The Internal Revenue Service is relatively restrained, too, compared with recent history. In 1945, at the close of the Second World War, federal tax receipts were 20.4 per cent of GDP (expenditures, by the way, were 41.9 per cent, putting the federal budget deficit at 21.5 per cent, compared with 8.7 per cent in 2011). In 1952, the year the Republican Dwight Eisenhower was elected president, federal government revenue was 19 per cent of GDP. In 1988, the last year of Ronald Reagan's transformational conservative presidency, the federal tax take was 18.2 per cent.

Compare those figures with that of today, when a Democrat is in the White House, nearly half of Americans think their taxes are too high, and both parties are promising to keep taxes low for all, or, in the case of the Democrats, 99 per cent of Americans. In 2011, government revenue was 15.4 per cent of GDP, lower than it was at any time during the Eisenhower or Reagan eras. Like anorexics, who think they are grossly fat when they are very thin, the American body politic is suffering from a national version of body dysmorphia, with nearly half the country believing taxes are high, when they are comparatively and historically low.

Thomas Mann, the Brookings Institution scholar and co-author of an influential new book on the polarization of U.S. politics, traces American thinking about taxes to the success of conservatives, particularly of the anti-tax crusader Grover Norquist, in steering the national conversation.

"This is more of an elite phenomenon," Mr. Mann said. "It's ideological. It's tribal now because of the Grover Norquist taxpayer pledge. It's as if Republicans, even if they think in more pragmatic terms, are not allowed to even consider raising taxes and certainly should be pushing at all times to cut taxes further … It's become Scripture."

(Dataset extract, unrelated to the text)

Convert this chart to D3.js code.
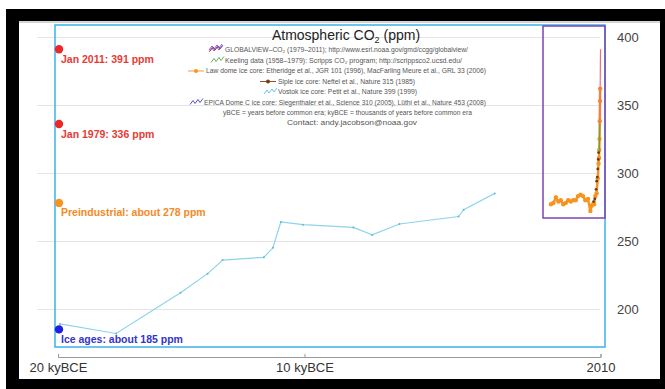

"One can't talk rationally or on any evidence-based discussion of tax policy," he said. "It's assumed cutting taxes always does good."

Mr. Mann wishes the country could have a more "rational" and "evidence-based" discussion about taxes. But perhaps the problem is the opposite. The Democrats may have lost the debate about taxes in the United States not because the country gave up on reason, but because the left gave up on politics.

Conservative arguments for low taxes are sometimes coached in technocratic terms – the supply-side view that low taxes will mean higher growth for everyone – but the right has never been shy about talking about tax policy in terms of values as well. Low taxes are part of the bigger fight for personal freedom and a small state. The left, by contrast, has been more reluctant to make the case for higher taxes as the worthwhile price of better public services and a stronger social safety net.

But the IMF's international comparison suggests that taxes really are as much the domain of the politician and the moral philosopher as they are of the economist and the accountant. Some economically successful countries that believe in a strong state levy high taxes, like Germany or Sweden. Some economically successful countries believe in a smaller state and levy lower taxes, like Australia, and, yes, the United States. Meanwhile, in economically stagnant Japan, government revenue is an even lower share of GDP than it is in the United States, while in struggling Spain it is higher, although still lower than in Canada or Germany.

Leaving the tax debate to the technocrats is tempting, but Mr. Norquist has a point. The level of taxes and therefore the size of the state is chiefly a political choice, and it is one the left in the United States is too scared to address head on.